Bloomberg:

From a mile away, at the distant end of a flat, two-lane road, the Sabine Pass Liquefied Natural Gas terminal materializes like an alien city from the haze of the Louisiana bayou. Five white cylinders with domed tops, each 140 feet tall and 225 feet in diameter, rise from the empty horizon. Set on the Texas border 4 miles from the mouth of the Sabine River on the Gulf Coast, the terminal is one of the largest industrial energy facilities under construction in North America.
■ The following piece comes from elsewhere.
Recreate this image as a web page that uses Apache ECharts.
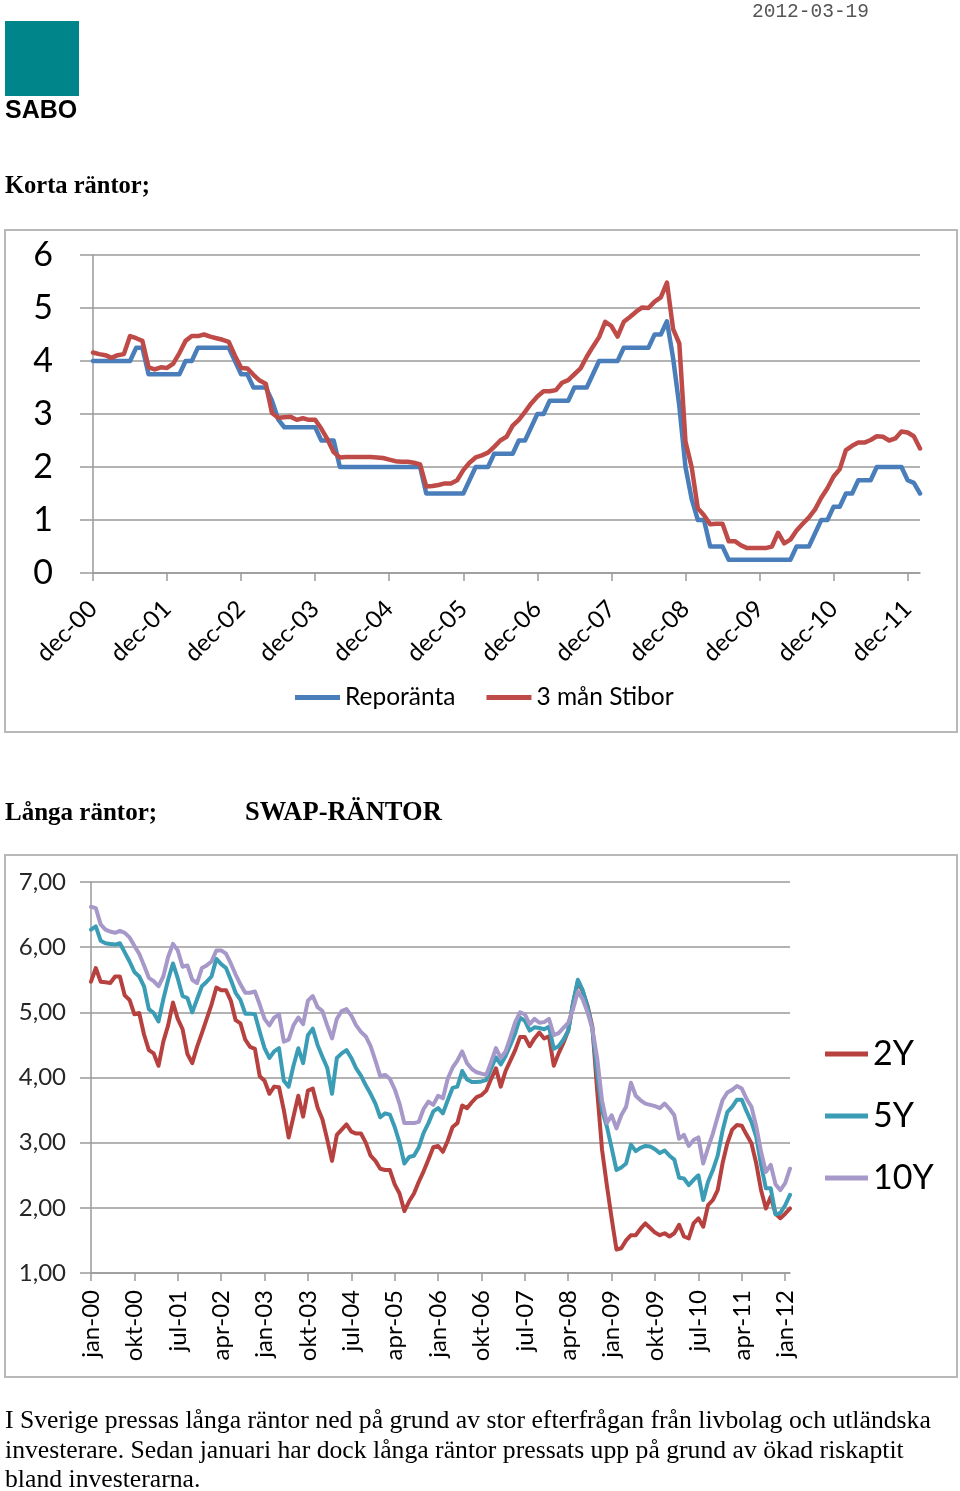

The domes, made of nickel alloy and wrapped in a layer of carbon steel, are essentially giant freezers, each capable of holding 81,000 tons of liquefied natural gas (LNG) at -260F.
 
 Cheniere Energy, based in Houston, has spent more than a decade, and upwards of $20 billion, turning 1,000 acres of swamp into the first LNG export terminal in the continental U.S. When the terminal goes live later this year, it will change the dynamics of the energy market in North America. The U.S. will be on its way to becoming a net exporter of natural gas. About 700 million cubic feet of the stuff will begin arriving each day from all over the country—from Texas, Pennsylvania, Ohio, and as far away as North Dakota—to this spot at the end of America’s natural gas pipeline network.